The overwhelming majority of the citizenry want to reign-in foreign aid, but the Senate continues to allocate more and more of the American taxpayer’s money to the benefit of foreign nations through direct foreign-aid. On top of that, the Senate allocates even more indirect foreign-aid to be thrown down various global rat-holes through such unaccountable global entities as the World Bank, the International Monetary Fund and the United Nations.
Maybe I’m missing something, but I don’t recognize the clause within the Constitution that authorizes Congress to appropriate the citizen’s money for the benefit of a foreign country.
Perhaps someone could enlighten me on the existence of this particular Constitutional authority that our lawmakers have usurped.
Face it, there is plenty of evidence that suggests that some members of the Senate now hold more allegience to foreign lobbyists than their constituency. And with their coffers open to “foreign investment”, what’s the worry.
What you appear to actually mean is that when polls are sponsored by special interest groups with slanted questions, (F.A.I.R., etc.), those groups are able to then claim an “overwhelming majority” supports their positions. I have seen no groundswell of support for your particular brand of xenophobia. (In addition, in regards to foreign aid, since all budget bills must originate in the House, an attack on the Senate simply for approving the recommendations of the House seems a bit disingenuous.
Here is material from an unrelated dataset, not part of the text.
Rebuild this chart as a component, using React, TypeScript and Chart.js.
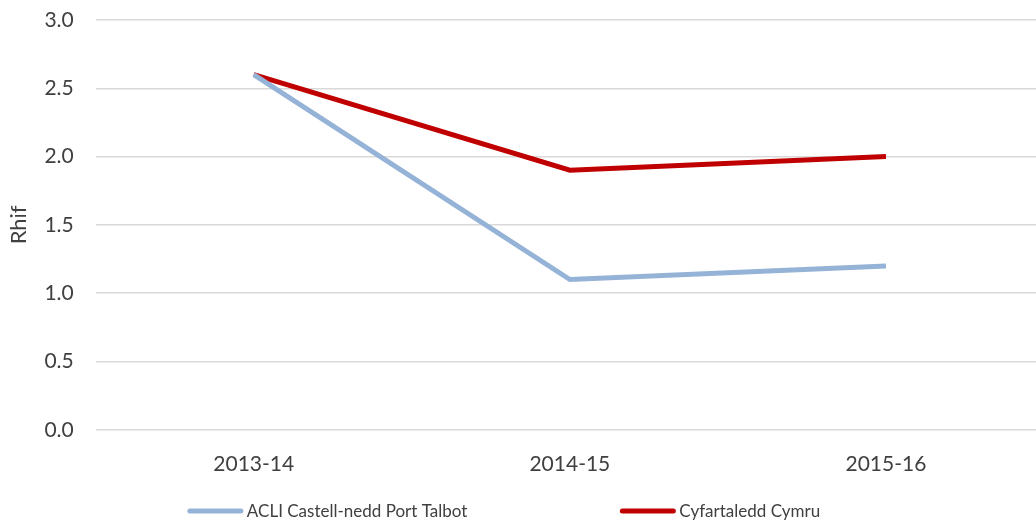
import React, { useEffect, useRef } from "react";
import { Chart, registerables } from "chart.js";

Chart.register(...registerables);

const categories = ["2013-14", "2014-15", "2015-16"];
const seriesNames = ["ACLI Castell-nedd Port Talbot", "Cyfartaledd Cymru"];
const localValues = [2.6, 1.1, 1.2];
const walesValues = [2.6, 1.9, 2.0];
const seriesColors = ["#95B3D7", "#C00000"];
const yTitle = "Rhif";

const FONT = "Lato, 'Open Sans', sans-serif";
const TEXT = "#404040";

const legendPlugin = {
  id: "customLegend",
  afterDraw(chart: any) {
    const ctx = chart.ctx;
    ctx.save();
    ctx.font = `17px ${FONT}`;
    ctx.textBaseline = "middle";
    const lineW = 55;
    const gap = 4;
    const itemGap = 153;
    const items = chart.data.datasets.map((d: any) => ({
      label: d.label,
      color: d.borderColor,
      w: lineW + gap + ctx.measureText(d.label).width,
    }));
    const total = items.reduce((s: number, it: any) => s + it.w, 0) + itemGap * (items.length - 1);
    let x = chart.width / 2 - 18 - total / 2;
    const y = 511;
    for (const it of items) {
      ctx.strokeStyle = it.color;
      ctx.lineWidth = 5;
      ctx.lineCap = "round";
      ctx.beginPath();
      ctx.moveTo(x + 2, y);
      ctx.lineTo(x + lineW - 2, y);
      ctx.stroke();
      ctx.fillStyle = TEXT;
      ctx.textAlign = "left";
      ctx.fillText(it.label, x + lineW + gap, y + 1);
      x += it.w + itemGap;
    }
    ctx.restore();
  },
};

export default function App() {
  const ref = useRef<HTMLCanvasElement>(null);
  useEffect(() => {
    document.body.style.margin = "0";
    const chart = new Chart(ref.current!, {
      type: "line",
      data: {
        labels: categories,
        datasets: [
          {
            label: seriesNames[0],
            data: localValues,
            borderColor: seriesColors[0],
            backgroundColor: seriesColors[0],
            borderWidth: 5,
            pointRadius: 0,
            tension: 0,
          },
          {
            label: seriesNames[1],
            data: walesValues,
            borderColor: seriesColors[1],
            backgroundColor: seriesColors[1],
            borderWidth: 5,
            pointRadius: 0,
            tension: 0,
          },
        ],
      },
      options: {
        responsive: false,
        animation: false,
        layout: { padding: { top: 0, left: 2, right: 0, bottom: 21 } },
        plugins: { legend: { display: false }, tooltip: { enabled: false } },
        scales: {
          x: {
            offset: true,
            grid: { display: false, drawTicks: false },
            border: { display: false },
            ticks: { color: TEXT, font: { family: FONT, size: 21 }, padding: 22, maxRotation: 0 },
          },
          y: {
            min: 0,
            max: 3,
            grid: { color: "#D9D9D9", lineWidth: 1.5, drawTicks: false },
            border: { display: false },
            ticks: {
              stepSize: 0.5,
              color: TEXT,
              font: { family: FONT, size: 21 },
              padding: 22,
              callback: (v: any) => Number(v).toFixed(1),
            },
            title: { display: true, text: yTitle, color: TEXT, font: { family: FONT, size: 22 }, padding: { top: 4, bottom: 2 } },
            afterFit: (s: any) => {
              s.width = s.width - 12;
              s.paddingTop = 20;
            },
          },
        },
      },
      plugins: [legendPlugin],
    });
    return () => chart.destroy();
  }, []);
  return (
    <div style={{ width: 1036, height: 520, overflow: "hidden" }}>
      <canvas ref={ref} width={1044} height={520} style={{ width: 1044, height: 520, display: "block" }} />
    </div>
  );
}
It seems that your “overwhelming majority” is not even bothering to speak to the legislators over whom they were allowed to have direct elections in the original Constitution.)
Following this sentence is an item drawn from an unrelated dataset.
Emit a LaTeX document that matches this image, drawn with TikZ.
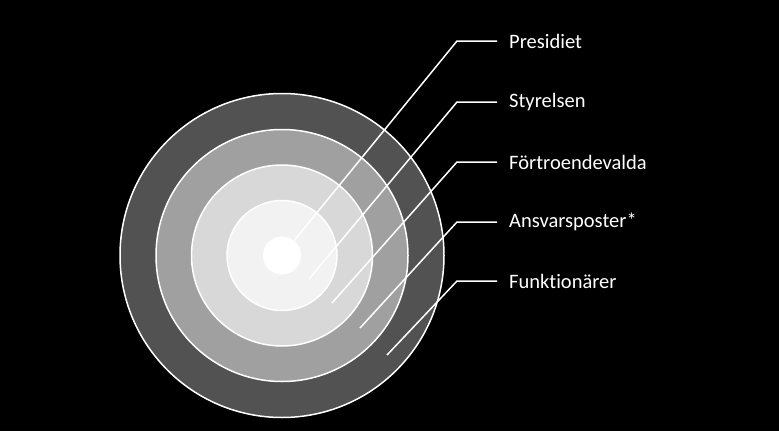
\documentclass[tikz,border=0pt]{standalone}
\usepackage{fontspec}
\setmainfont{Carlito}[Ligatures=NoCommon]
\usepackage{tikz}
\usetikzlibrary{positioning}
\definecolor{ringdark}{RGB}{82,82,82}
\definecolor{ringmid}{RGB}{160,160,160}
\definecolor{ringlight}{RGB}{216,216,216}
\definecolor{ringpale}{RGB}{242,242,242}

\begin{document}
\begin{tikzpicture}[x=1pt, y=-1pt,
  ring/.style={draw=white, line width=1.5pt},
  leader/.style={draw=white, line width=1.5pt},
  lbl/.style={anchor=west, text=white, inner xsep=12pt, inner ysep=0pt,
    font=\fontsize{20.5}{23}\selectfont}]

  % Background
  \fill[black] (0,0) rectangle (779,431);
  \useasboundingbox (0,0) rectangle (779,431);

  % ========== RINGS ==========
  \coordinate (centre) at (282,255.5);
  \fill[ringdark, ring] (centre) circle (162);
  \fill[ringmid, ring] (centre) circle (126);
  \fill[ringlight, ring] (centre) circle (90.5);
  \fill[ringpale, ring] (centre) circle (55);
  \fill[white] (centre) circle (19);

  % ========== LABELS ==========
  \node[lbl] (presidiet) at (497,41) {Presidiet};
  \node[lbl] (styrelsen) at (497,102) {Styrelsen};
  \node[lbl] (fortroende) at (497,162) {Förtroendevalda};
  \node[lbl] (ansvar) at (497,222) {Ansvarsposter*};
  \node[lbl] (funktion) at (497,281) {Funktionärer};

  % Leader ends inside the rings
  \coordinate (presidiet end) at (293,242);
  \coordinate (styrelsen end) at (309,279);
  \coordinate (fortroende end) at (332,303);
  \coordinate (ansvar end) at (360,328);
  \coordinate (funktion end) at (387,355);

  % Leaders
  \foreach \n in {presidiet, styrelsen, fortroende, ansvar, funktion}{
    \draw[leader] (\n\space end) -- (457,0 |- \n.west) -- (\n.west);
  }

\end{tikzpicture}
\end{document}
ahem Will you please clarify something? “Federalism,” my entire life, I have understood in the American political usage to NOT mean, as you apparently use it, “federal government supremacy”, but rather the reservation and devolution of powers to the sovereign states, one of the very founding principles of this Republic. Yet recently here and in other discussion fora I have begun earing it used to describe what I always knew as centralism, or federalization (the taking onto the feds of issues of local jurisdiction). Are we seeing a redefinition of the term, for the sake of hostility to what is called the “Federal” Government?
Anyway you can have “republicanism” (indirect representive participation, reservation of rights, separation-of-powers) in a non-federal, unitary state, so it still sounds “wrong” to me to say that it is the opposite of “federalism”. Unless, once again, we’re trying to associate the words to specific current political institutions.
“Xenophobia” That’s one of those words whose meaning has evolved into somewhat of a swearword that is commonly used to smear an antagonist, somewhat like the way that the term “prejudice” is bandied about.
In the way that “prejudice” could often be more accurately discribed as “postjudice”, meaning that one’s judgement has been determined by experience rather than pre-judging without experience, the same comparison can be applied to “xenophobia”
Xenphobia is defined as the “unreasonable” fear of something foreign. Like “prejudice”, it is often misused. What is often labeled as “xenophobia” is, more often than not, someone’s personal fear or dislike that has been acquired through experience rather than unreasonable prejudice.